• _Exercise prompt_:
The lines from the top of the material through the line with "import matplotlib.ticker as mticker" are to be set down exactly. Leave the pictures out.

• _Dataset excerpts_:
○ ○ ○ ○ ○
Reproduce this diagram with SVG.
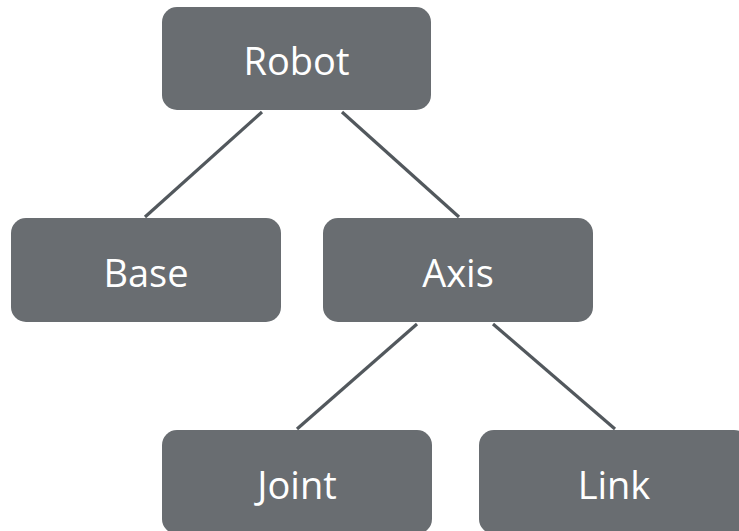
<svg xmlns="http://www.w3.org/2000/svg" width="739" height="531" viewBox="0 0 739 531">
  <style>
    .box { fill: #696d71; }
    .label { fill: #ffffff; font-family: "Open Sans", "Liberation Sans", sans-serif; font-size: 38px; text-anchor: middle; }
    .edge { stroke: #52585d; stroke-width: 3.2; fill: none; }
  </style>
  <rect width="739" height="531" fill="#ffffff"/>
  <!-- tree edges -->
  <g id="connectors">
    <line class="edge" x1="262" y1="112" x2="145" y2="217"/>
    <line class="edge" x1="342" y1="112" x2="459" y2="217"/>
    <line class="edge" x1="417" y1="324" x2="297" y2="429"/>
    <line class="edge" x1="493" y1="324" x2="615" y2="429"/>
  </g>
  <g id="robot">
    <rect class="box" x="162" y="7" width="269" height="103" rx="15"/>
    <text class="label" x="296.5" y="75">Robot</text>
  </g>
  <g id="base">
    <rect class="box" x="11" y="218" width="270" height="104" rx="15"/>
    <text class="label" x="146" y="287">Base</text>
  </g>
  <g id="axis">
    <rect class="box" x="323" y="218" width="270" height="104" rx="15"/>
    <text class="label" x="458" y="287">Axis</text>
  </g>
  <g id="joint">
    <rect class="box" x="162" y="430" width="270" height="104" rx="15"/>
    <text class="label" x="297" y="499">Joint</text>
  </g>
  <g id="link">
    <rect class="box" x="479" y="430" width="270" height="104" rx="15"/>
    <text class="label" x="614" y="499">Link</text>
  </g>
</svg>
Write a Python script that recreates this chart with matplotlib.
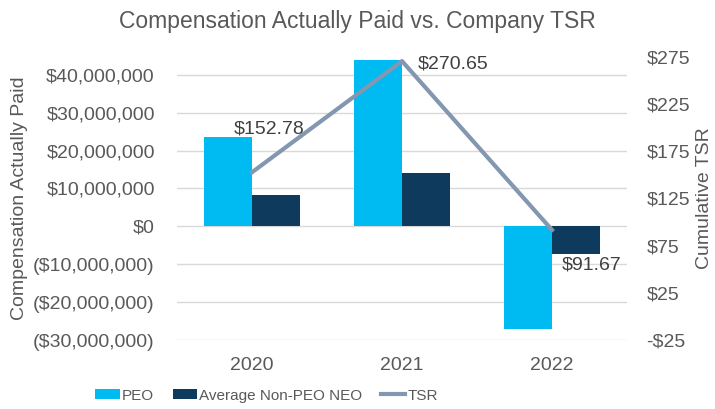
import numpy as np
import matplotlib
matplotlib.use('Agg')
import matplotlib.pyplot as plt
import matplotlib.ticker as mticker

# --- dados ---
years = ['2020', '2021', '2022']
peo_cap = [23_700_000, 44_000_000, -27_100_000]
neo_cap = [8_400_000, 14_100_000, -7_200_000]
tsr = [152.78, 270.65, 91.67]
tsr_labels = ['$152.78', '$270.65', '$91.67']

plt.rcParams['font.family'] = ['Liberation Sans', 'DejaVu Sans']
txt = '#595959'

fig = plt.figure(figsize=(7.15, 4.09), dpi=100)
ax = fig.add_axes([177 / 715, 1 - 340 / 409, 450 / 715, 283 / 409])
ax2 = ax.twinx()

x = np.arange(len(years))
w = 0.32
ax.bar(x - w / 2, peo_cap, w, color='#00BAF2', label='PEO', zorder=2)
ax.bar(x + w / 2, neo_cap, w, color='#0E3A5E', label='Average Non-PEO NEO', zorder=2)

ax.set_xlim(-0.5, 2.5)
ax.set_ylim(-30_000_000, 44_700_000)
ax.set_yticks(np.arange(-30_000_000, 40_000_001, 10_000_000))
ax.yaxis.set_major_formatter(mticker.FuncFormatter(
    lambda v, p: f'${v:,.0f}' if v >= 0 else f'(${-v:,.0f})'))
ax.grid(axis='y', color='#D9D9D9', linewidth=1, zorder=0)
ax.set_xticks(x)
ax.set_xticklabels(years)

line, = ax2.plot(x, tsr, color='#8497B0', linewidth=3, label='TSR', zorder=3)
ax2.set_ylim(-25, 275)
ax2.set_yticks(np.arange(-25, 276, 50))
ax2.yaxis.set_major_formatter(mticker.FuncFormatter(
    lambda v, p: f'${v:.0f}' if v >= 0 else f'-${-v:.0f}'))

# rotulos da linha
offsets = [(12, 31), (11, -2), (7, -25)]
has = ['center', 'left', 'left']
for i, lab in enumerate(tsr_labels):
    ax2.annotate(lab, (x[i], tsr[i]), textcoords='offset points', xytext=offsets[i],
                 ha=has[i], va='center', fontsize=14, color='#404040')

for a in (ax, ax2):
    for s in a.spines.values():
        s.set_visible(False)
    a.tick_params(length=0, labelsize=14, colors=txt)
ax.tick_params(axis='y', pad=16)
ax.tick_params(axis='x', pad=12)
ax2.tick_params(axis='y', pad=14)

ax.set_ylabel('Compensation Actually Paid', fontsize=14, color=txt, labelpad=4)
ax2.set_ylabel('Cumulative TSR', fontsize=14, color=txt, labelpad=4)
fig.suptitle('Compensation Actually Paid vs. Company TSR', fontsize=16.5, color=txt, y=0.975)

h1, l1 = ax.get_legend_handles_labels()
fig.legend(h1 + [line], l1 + ['TSR'], loc='lower center', bbox_to_anchor=(0.373, -0.018),
           ncol=3, frameon=False, fontsize=11, labelcolor=txt,
           handlelength=1.6, handleheight=0.6, handletextpad=0.15, columnspacing=1.2)

fig.savefig('out.png', dpi=100)
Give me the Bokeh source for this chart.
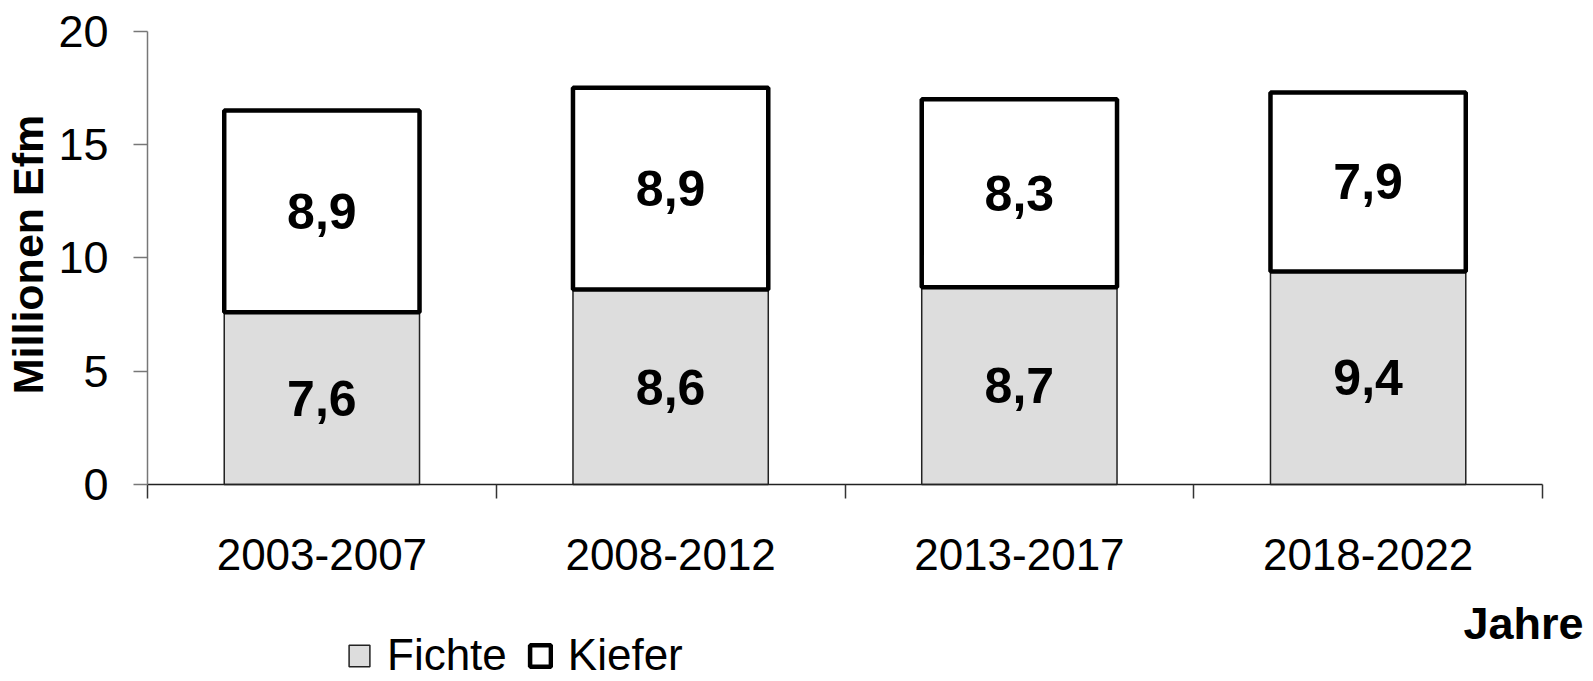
import math
from bokeh.plotting import figure
from bokeh.models import (FixedTicker, Legend, LegendItem, Label, ColumnDataSource,
                          Range1d, LinearAxis)
from bokeh.embed import file_html
from bokeh.resources import INLINE
from bokeh.core.properties import value

categories = ["2003-2007", "2008-2012", "2013-2017", "2018-2022"]
fichte = [7.6, 8.6, 8.7, 9.4]
kiefer = [8.9, 8.9, 8.3, 7.9]
y_ticks = [0, 5, 10, 15, 20]
series_names = ["Fichte", "Kiefer"]
y_title = "Millionen Efm"
x_title = "Jahre"

FONT = "Liberation Sans"


def fmt(v):
    return f"{v:.1f}".replace(".", ",")


n = len(categories)
xs = [i + 0.5 for i in range(n)]
tops = [f + k for f, k in zip(fichte, kiefer)]
src = ColumnDataSource(dict(
    x=xs, fichte=fichte, kiefer=kiefer, top=tops,
    fy=[f / 2 for f in fichte],
    ky=[f + k / 2 for f, k in zip(fichte, kiefer)],
    flab=[fmt(v) for v in fichte],
    klab=[fmt(v) for v in kiefer],
))

# layout in pixels (canvas = frame)
W, H = 1593, 681
PX_LEFT, PX_RIGHT = 147.0, 1542.0      # x of category 0 edge and last edge
PX_TOP, PX_BOTTOM = 30.7, 484.0        # y of value 20 and value 0
YMAX = 20
sx = (PX_RIGHT - PX_LEFT) / n
sy = (PX_BOTTOM - PX_TOP) / YMAX
x0 = -PX_LEFT / sx
x1 = x0 + W / sx
y1 = YMAX + PX_TOP / sy
y0 = y1 - H / sy


def dx(px):
    return (px - PX_LEFT) / sx


def dy(py):
    return (PX_BOTTOM - py) / sy


p = figure(width=W, height=H, output_backend="svg", toolbar_location=None,
           x_range=Range1d(x0, x1), y_range=Range1d(y0, y1),
           x_axis_location=None, y_axis_location=None,
           min_border=0, min_border_left=0, min_border_right=0,
           min_border_top=0, min_border_bottom=0)
p.xgrid.visible = False
p.ygrid.visible = False
p.outline_line_color = None
p.background_fill_color = "white"
p.border_fill_color = "white"

BW = 0.56
r_f = p.vbar(x="x", bottom=0, top="fichte", width=BW, source=src,
             fill_color="#dddddd", line_color="#222222", line_width=1.5)
r_k = p.vbar(x="x", bottom="fichte", top="top", width=BW, source=src,
             fill_color="white", line_color="black", line_width=4.5)

p.text(x="x", y="fy", text="flab", source=src, text_font=value(FONT),
       text_font_style="bold", text_font_size="50px", text_align="center",
       text_baseline="middle", text_color="black")
p.text(x="x", y="ky", text="klab", source=src, text_font=value(FONT),
       text_font_style="bold", text_font_size="50px", text_align="center",
       text_baseline="middle", text_color="black")

# x axis at y = 0
xa = LinearAxis(fixed_location=0, bounds=(0, n))
xa.ticker = FixedTicker(ticks=xs, minor_ticks=list(range(n + 1)))
xa.major_label_overrides = {x: c for x, c in zip(xs, categories)}
xa.major_tick_out = 0
xa.major_tick_in = 0
xa.minor_tick_out = 14
xa.minor_tick_in = 0
xa.minor_tick_line_color = "#333333"
xa.minor_tick_line_width = 1.5
xa.axis_line_color = "#222222"
xa.axis_line_width = 1.5
xa.major_label_text_font = FONT
xa.major_label_text_font_size = "44px"
xa.major_label_text_color = "black"
xa.major_label_standoff = 40
p.add_layout(xa, "below")

# y axis at x = 0
ya = LinearAxis(fixed_location=0, bounds=(0, YMAX))
ya.ticker = FixedTicker(ticks=y_ticks, minor_ticks=[])
ya.major_tick_out = 14
ya.major_tick_in = 0
ya.major_tick_line_color = "#777777"
ya.major_tick_line_width = 1.5
ya.axis_line_color = "#777777"
ya.axis_line_width = 1.5
ya.major_label_text_font = FONT
ya.major_label_text_font_size = "45px"
ya.major_label_text_color = "black"
ya.major_label_standoff = 25
p.add_layout(ya, "left")

# y title
p.add_layout(Label(x=dx(27), y=dy(254), text=y_title, angle=math.pi / 2,
                   text_font=FONT, text_font_style="bold", text_font_size="43px",
                   text_align="center", text_baseline="middle", text_color="black"))
# x title
p.add_layout(Label(x=dx(1583), y=dy(623), text=x_title,
                   text_font=FONT, text_font_style="bold", text_font_size="45px",
                   text_align="right", text_baseline="alphabetic", text_color="black"))

legend = Legend(items=[LegendItem(label=series_names[0], renderers=[r_f]),
                       LegendItem(label=series_names[1], renderers=[r_k])],
                location=(346, 1), orientation="horizontal",
                glyph_width=26, glyph_height=27, label_standoff=15, spacing=20,
                padding=0, margin=0, border_line_color=None,
                background_fill_alpha=0, label_text_font=FONT,
                label_text_font_size="44px", label_text_color="black")
p.add_layout(legend, "center")

open("out.html", "w").write(file_html(p, INLINE))
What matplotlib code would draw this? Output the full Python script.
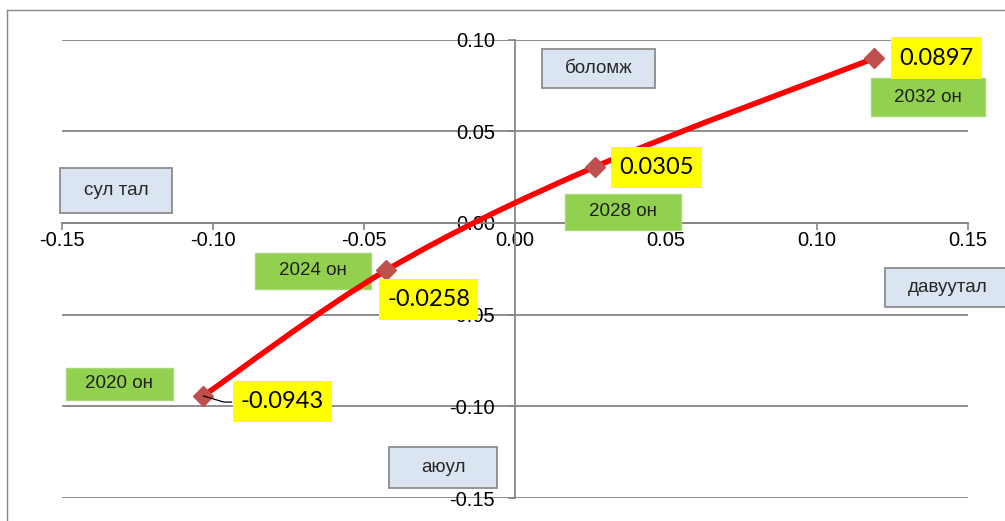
○ ○ ○ ○ ○
• _The response_:
Reproduce this diagram with SVG.
<svg xmlns="http://www.w3.org/2000/svg" width="739" height="531" viewBox="0 0 739 531">
  <style>
    .box { fill: #696d71; }
    .label { fill: #ffffff; font-family: "Open Sans", "Liberation Sans", sans-serif; font-size: 38px; text-anchor: middle; }
    .edge { stroke: #52585d; stroke-width: 3.2; fill: none; }
  </style>
  <rect width="739" height="531" fill="#ffffff"/>
  <!-- tree edges -->
  <g id="connectors">
    <line class="edge" x1="262" y1="112" x2="145" y2="217"/>
    <line class="edge" x1="342" y1="112" x2="459" y2="217"/>
    <line class="edge" x1="417" y1="324" x2="297" y2="429"/>
    <line class="edge" x1="493" y1="324" x2="615" y2="429"/>
  </g>
  <g id="robot">
    <rect class="box" x="162" y="7" width="269" height="103" rx="15"/>
    <text class="label" x="296.5" y="75">Robot</text>
  </g>
  <g id="base">
    <rect class="box" x="11" y="218" width="270" height="104" rx="15"/>
    <text class="label" x="146" y="287">Base</text>
  </g>
  <g id="axis">
    <rect class="box" x="323" y="218" width="270" height="104" rx="15"/>
    <text class="label" x="458" y="287">Axis</text>
  </g>
  <g id="joint">
    <rect class="box" x="162" y="430" width="270" height="104" rx="15"/>
    <text class="label" x="297" y="499">Joint</text>
  </g>
  <g id="link">
    <rect class="box" x="479" y="430" width="270" height="104" rx="15"/>
    <text class="label" x="614" y="499">Link</text>
  </g>
</svg>
Write a Python script that recreates this chart with matplotlib.
import numpy as np
import matplotlib
matplotlib.use('Agg')
import matplotlib.pyplot as plt
import matplotlib.ticker as mticker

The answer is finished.